Dates and Venue 17 June - 10 Aug 2010 | Pacific Cinematheque, Vancouver

I had the opportunity to view two excellent films of Akira Kurosawa last July 26th, The Hidden Fortress (1958) and The Bad Sleep Well (1960). I was amazed at how the audience members were focused and super-attentive as they watched these films, despite their length (approximately 2.5 hours each).

The attention to detail and fluidity of the storylines were what impressed me the most. Noveau directors are scatter brains compared to the carefully scripted films of Kurosawa. In the comedic film The Hidden Fortress, he sets the film in 16th century Japan and does a farcical take of the samurai swordsmen. He casts two excellent comedians, two bumbling peasants, Tahei and Matakishi, and just by their looks alone, you could tell that the film was going to be a comedy all the way.
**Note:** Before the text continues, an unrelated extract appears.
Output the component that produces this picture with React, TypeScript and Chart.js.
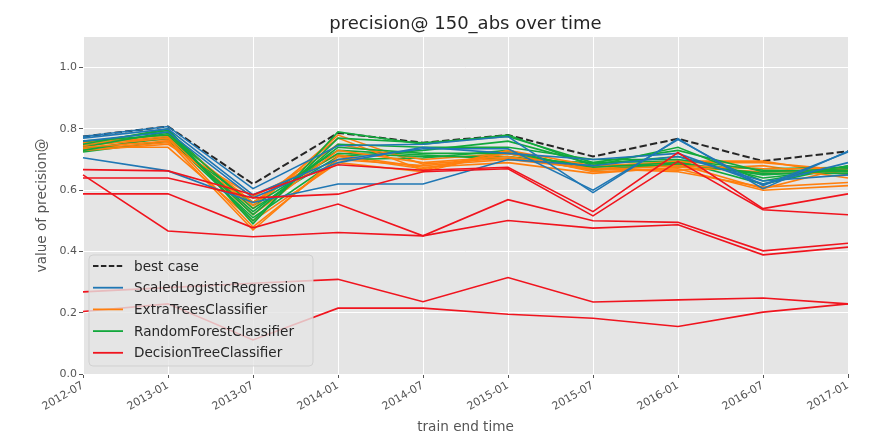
import React, { useEffect, useRef } from "react";
import { Chart, registerables } from "chart.js";

Chart.register(...registerables);

const trainEndTimes = [
  "2012-07", "2013-01", "2013-07", "2014-01", "2014-07",
  "2015-01", "2015-07", "2016-01", "2016-07", "2017-01",
];

const bestCase = [0.775, 0.808, 0.62, 0.787, 0.755, 0.78, 0.71, 0.768, 0.695, 0.727];

const scaledLogisticRegression = [
  [0.775, 0.808, 0.605, 0.745, 0.75, 0.775, 0.592, 0.768, 0.605, 0.727],
  [0.77, 0.8, 0.585, 0.7, 0.735, 0.735, 0.6, 0.765, 0.615, 0.725],
  [0.76, 0.79, 0.575, 0.69, 0.74, 0.72, 0.7, 0.72, 0.62, 0.69],
  [0.706, 0.663, 0.56, 0.62, 0.62, 0.7, 0.68, 0.71, 0.63, 0.65],
];

const extraTrees = [
  [0.74, 0.76, 0.47, 0.71, 0.67, 0.72, 0.66, 0.67, 0.6, 0.615],
  [0.745, 0.77, 0.48, 0.7, 0.68, 0.7, 0.67, 0.66, 0.61, 0.625],
  [0.75, 0.775, 0.52, 0.73, 0.69, 0.71, 0.665, 0.68, 0.67, 0.67],
  [0.735, 0.755, 0.55, 0.77, 0.665, 0.73, 0.68, 0.69, 0.69, 0.665],
  [0.755, 0.78, 0.56, 0.75, 0.7, 0.72, 0.67, 0.665, 0.68, 0.64],
  [0.73, 0.75, 0.58, 0.715, 0.675, 0.69, 0.655, 0.675, 0.66, 0.66],
  [0.76, 0.765, 0.54, 0.78, 0.685, 0.705, 0.675, 0.695, 0.695, 0.65],
  [0.74, 0.74, 0.5, 0.69, 0.66, 0.725, 0.67, 0.685, 0.605, 0.675],
];

const randomForest = [
  [0.75, 0.8, 0.49, 0.79, 0.75, 0.78, 0.68, 0.74, 0.63, 0.68],
  [0.74, 0.79, 0.5, 0.77, 0.755, 0.775, 0.69, 0.73, 0.66, 0.67],
  [0.76, 0.78, 0.52, 0.75, 0.74, 0.74, 0.7, 0.7, 0.665, 0.66],
  [0.73, 0.775, 0.53, 0.74, 0.72, 0.72, 0.675, 0.69, 0.65, 0.665],
  [0.745, 0.785, 0.55, 0.72, 0.71, 0.71, 0.68, 0.68, 0.67, 0.675],
  [0.735, 0.77, 0.51, 0.7, 0.705, 0.73, 0.665, 0.685, 0.655, 0.655],
  [0.755, 0.795, 0.54, 0.71, 0.73, 0.76, 0.685, 0.71, 0.64, 0.67],
  [0.725, 0.76, 0.56, 0.73, 0.715, 0.7, 0.69, 0.695, 0.62, 0.68],
];

const decisionTree = [
  [0.667, 0.663, 0.585, 0.683, 0.665, 0.675, 0.53, 0.723, 0.54, 0.588],
  [0.64, 0.64, 0.575, 0.587, 0.66, 0.67, 0.516, 0.694, 0.536, 0.52],
  [0.588, 0.588, 0.477, 0.555, 0.451, 0.569, 0.5, 0.495, 0.402, 0.427],
  [0.65, 0.467, 0.448, 0.462, 0.451, 0.501, 0.476, 0.487, 0.389, 0.414],
  [0.268, 0.282, 0.296, 0.309, 0.236, 0.315, 0.235, 0.242, 0.248, 0.229],
  [0.204, 0.229, 0.111, 0.215, 0.215, 0.195, 0.182, 0.155, 0.202, 0.229],
];

const BLACK = "#262626";
const BLUE = "#1f77b4";
const ORANGE = "#ff7f0e";
const GREEN = "#12a83c";
const RED = "#f0141e";
const FONT = "'DejaVu Sans', sans-serif";

const legendItems = [
  { label: "best case", color: BLACK, dash: [5.5, 2.4] },
  { label: "ScaledLogisticRegression", color: BLUE, dash: [] as number[] },
  { label: "ExtraTreesClassifier", color: ORANGE, dash: [] as number[] },
  { label: "RandomForestClassifier", color: GREEN, dash: [] as number[] },
  { label: "DecisionTreeClassifier", color: RED, dash: [] as number[] },
];

function lineSet(rows: number[][], color: string, name: string) {
  return rows.map((r, i) => ({
    label: `${name} ${i + 1}`,
    data: r,
    borderColor: color,
    backgroundColor: color,
    borderWidth: 1.6,
    pointRadius: 0,
    tension: 0,
    fill: false,
  }));
}

function interleave<T>(a: T[], b: T[]): T[] {
  const out: T[] = [];
  const n = Math.max(a.length, b.length);
  for (let i = 0; i < n; i++) {
    if (i < a.length) out.push(a[i]);
    if (i < b.length) out.push(b[i]);
  }
  return out;
}

const decorPlugin = {
  id: "decor",
  beforeDraw(chart: any) {
    const { ctx, chartArea } = chart;
    ctx.save();
    ctx.fillStyle = "#ffffff";
    ctx.fillRect(0, 0, chart.width, chart.height);
    ctx.fillStyle = "#e5e5e5";
    ctx.fillRect(chartArea.left, chartArea.top, chartArea.right - chartArea.left, chartArea.bottom - chartArea.top);
    ctx.restore();
  },
  afterDatasetsDraw(chart: any) {
    const { ctx } = chart;
    ctx.save();
    // legend box
    const bx = 89, by = 255, bw = 224, bh = 111, r = 4;
    ctx.beginPath();
    ctx.moveTo(bx + r, by);
    ctx.lineTo(bx + bw - r, by);
    ctx.arcTo(bx + bw, by, bx + bw, by + r, r);
    ctx.lineTo(bx + bw, by + bh - r);
    ctx.arcTo(bx + bw, by + bh, bx + bw - r, by + bh, r);
    ctx.lineTo(bx + r, by + bh);
    ctx.arcTo(bx, by + bh, bx, by + bh - r, r);
    ctx.lineTo(bx, by + r);
    ctx.arcTo(bx, by, bx + r, by, r);
    ctx.closePath();
    ctx.fillStyle = "rgba(229,229,229,0.8)";
    ctx.fill();
    ctx.strokeStyle = "rgba(204,204,204,0.8)";
    ctx.lineWidth = 1;
    ctx.stroke();
    legendItems.forEach((it, i) => {
      const y = 266 + i * 21.7;
      ctx.beginPath();
      ctx.setLineDash(it.dash);
      ctx.strokeStyle = it.color;
      ctx.lineWidth = 1.8;
      ctx.moveTo(93, y);
      ctx.lineTo(123, y);
      ctx.stroke();
      ctx.setLineDash([]);
      ctx.fillStyle = BLACK;
      ctx.font = `13.6px ${FONT}`;
      ctx.textAlign = "left";
      ctx.textBaseline = "middle";
      ctx.fillText(it.label, 134, y + 1);
    });
    ctx.restore();
  },
  afterDraw(chart: any) {
    const { ctx, chartArea } = chart;
    const cx = (chartArea.left + chartArea.right) / 2;
    const cy = (chartArea.top + chartArea.bottom) / 2;
    ctx.save();
    ctx.textAlign = "center";
    ctx.textBaseline = "middle";
    ctx.fillStyle = BLACK;
    ctx.font = `18px ${FONT}`;
    ctx.fillText("precision@ 150_abs over time", cx, 24);
    ctx.fillStyle = "#555555";
    ctx.font = `13.6px ${FONT}`;
    ctx.fillText("train end time", cx, 427);
    ctx.translate(42, cy);
    ctx.rotate(-Math.PI / 2);
    ctx.fillText("value of precision@", 0, 0);
    ctx.restore();
  },
};

export default function App() {
  const ref = useRef<HTMLCanvasElement | null>(null);

  useEffect(() => {
    if (!ref.current) return;
    const datasets: any[] = [
      ...lineSet(decisionTree, RED, "DecisionTreeClassifier"),
      ...lineSet(scaledLogisticRegression, BLUE, "ScaledLogisticRegression"),
      ...interleave(
        lineSet(randomForest, GREEN, "RandomForestClassifier"),
        lineSet(extraTrees, ORANGE, "ExtraTreesClassifier")
      ),
      {
        label: "best case",
        data: bestCase,
        borderColor: BLACK,
        borderWidth: 2,
        borderDash: [7.4, 3.2],
        pointRadius: 0,
        tension: 0,
        fill: false,
      },
    ];
    const chart = new Chart(ref.current, {
      type: "line",
      data: { labels: trainEndTimes, datasets },
      options: {
        animation: false,
        responsive: false,
        layout: { padding: { top: 37, right: 22, left: 0, bottom: 0 } },
        plugins: {
          legend: { display: false },
          title: { display: false },
          tooltip: { enabled: false },
        },
        scales: {
          x: {
            type: "category",
            offset: false,
            grid: { color: "#ffffff", lineWidth: 1, tickColor: "#555555", tickLength: 4 },
            border: { display: false },
            ticks: {
              color: "#555555",
              font: { family: FONT, size: 11 },
              minRotation: 30,
              maxRotation: 30,
              autoSkip: false,
              padding: 1,
            },
            afterFit(scale: any) {
              scale.height = 71;
            },
          },
          y: {
            type: "linear",
            min: 0,
            max: 1.1,
            grid: { color: "#ffffff", lineWidth: 1, tickColor: "#555555", tickLength: 4 },
            border: { display: false },
            ticks: {
              stepSize: 0.2,
              color: "#555555",
              font: { family: FONT, size: 11 },
              padding: 2,
              callback: (v: any) => Number(v).toFixed(1),
            },
            afterBuildTicks(scale: any) {
              scale.ticks = scale.ticks.filter((t: any) => t.value <= 1.0001);
            },
            afterFit(scale: any) {
              scale.width = 83;
            },
          },
        },
      },
      plugins: [decorPlugin],
    });
    return () => chart.destroy();
  }, []);

  return (
    <div style={{ position: "fixed", left: 0, top: 0, width: 870, height: 445, background: "#fff" }}>
      <canvas ref={ref} width={870} height={445} style={{ width: 870, height: 445, display: "block" }} />
    </div>
  );
}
Even the serious actor Toshiro Mifune got laughs from the audience for his tongue-in-cheek role as a samurai general, who escorts a princess being hunted down by her enemies and after her treasure of gold. This film won Kurosawa the Best Director Award at the 1959 Berlin International Film Festival.

The second film, The Bad Sleep Well, is another gem, a contemporary film this time, and reflects the financial crisis we read in today's headlines caused by corporate corruption and greed. Toshio Mifue stars again in this film as the secretary of a ruthless Vice-President of a corporation, marrying his crippled boss's daughter, to avenge the murder of his father who worked for this corporation. The beginning of the film was impressive: a brilliantly shot wedding sequence, with detailed and varied shots, from long to medum shots, to close-ups.

This film reminds me of the Hitchcock and Scorcese films. I suspect that he was infuenced by the suspenseful, slow-moving shots in the mode of Hitchcock, and obviously, Scorcese may have also picked up this style in his films.

Film lovers around the world have been commemorating this year’s centennial of the birth of this great Japanese filmmaker who was born in 1910, in Tokyo. Kurosawa made 30 feature films in a long and distinguished directorial career that spanned a half century from 1943’s Sanshiro Sugata to 1993’s Madadayo. Kurosawa died in 1998 at the age of 88.